As a student at TOPGUN you are pressed for time. You have academic classes, examinations, briefs, flights, debriefs, etc.. Your day is packed and non-stop from sunup to sundown. Thus, there were times when I just wanted the quick answer. But that almost never happened.
By asking stating, “it depends,” the instructors at TOPGUN were again forcing us as students to work through the problem. It was a teaching technique to force us to work through all the scenarios and possibilities to find the best answer for the scenario presented, rather than taking the quick, convenient, or easy answer for a complex problem. Ironically, using this technique often led us to find the answer ourselves with the side benefit of building those neuro pathways that we could use over and over again.
In addition to Humility, Honesty is one of the reasons why TOPGUN is the best course of instruction you will ever find.
Every once in a blue moon we were able to stump the TOPGUN instructors on a question. Sometimes it was by luck. On other occasions, as a class, we would research some obscure fact or capability on a missile system and see if we couldn’t catch them off guard (Note- This rarely worked.) What was interesting was their response when this happened.
Not once, not ever, in no uncertain terms, did any instructor on the staff at TOPGUN ever try to BS us. If they didn’t know the answer, they didn’t talk around it. They didn’t give us their opinion. They didn’t give us their hypothetical guess based on their years of experience. And they didn’t give us the 90% answer. What they did give us was this:
“I don’t know, but I will find out.”
Find Out and Follow Up
Every single time they didn’t have the 100% answer, they responded with “I don’t know, but I will find out.” And then, they did find out. And then came back and gave us the answer. Sometimes this required the instructor getting in the books. Sometimes it required a secured phone call to D.C. or to the weapon’s manufacturer. It didn’t matter the effort. They found out every single time and then got back to us with the answer.
Humility and Honesty were lessons that were ingrained in my heart, mind, and soul after I graduated TOPGUN. Sure, I was really good flying and utilizing the F/A-18, but the lessons on Humility and Honesty were far more impactful to me and my career and to those I led and taught.
Paying It Forward
Fast forward about two years and I was now an instructor pilot at the Marine Corps training squadron for the F/A-18. This is where we brought in students who had never touched an F/A-18 and in 9-12 months turned out fully capable combat pilots. (Note- We had one student graduate and four weeks latter was flying combat missions in Iraq.)
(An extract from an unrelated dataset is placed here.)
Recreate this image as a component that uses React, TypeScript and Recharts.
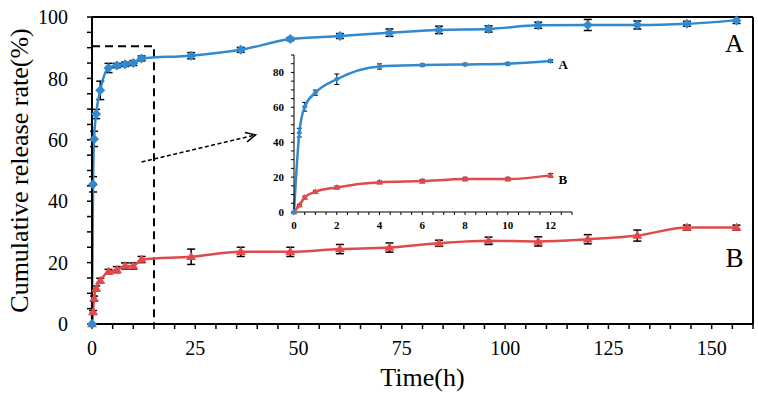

The lessons on Humility and Honesty and the way my TOPGUN instructors conducted themselves drove everything I did as an Instructor Pilot. Following their examples, I never gave my opinion because I had a TOPGUN patch, I never gave the quick answer because it was easy, and I never tried to BS my way out of something I didn’t know. Following their lead allowed me to be the best instructor and pilot I could be and actually led to me be selected as the Instructor Pilot of the Year.
Think about these lessons in your world or your business environment. As a leader, how do you think your honesty and humility can change the dynamics of your team? What improvements will naturally occur when you begin to demonstrate and live by this ethos? How will these lessons create a high performing team? And in the end, what will that mean when your customer facing?
You Owe It To Your Teams
TOPGUN was a phenomenal school. I’ve never worked so hard, had so much fun, and been so utterly prepared for anything once I graduated. But it was the non-tactical lessons of Humility and Honesty that had the most profound impact. I owe that to my instructors who were true leaders and professionals in every moment. As leaders, I believe we owe that same professionalism to our teams and organizations.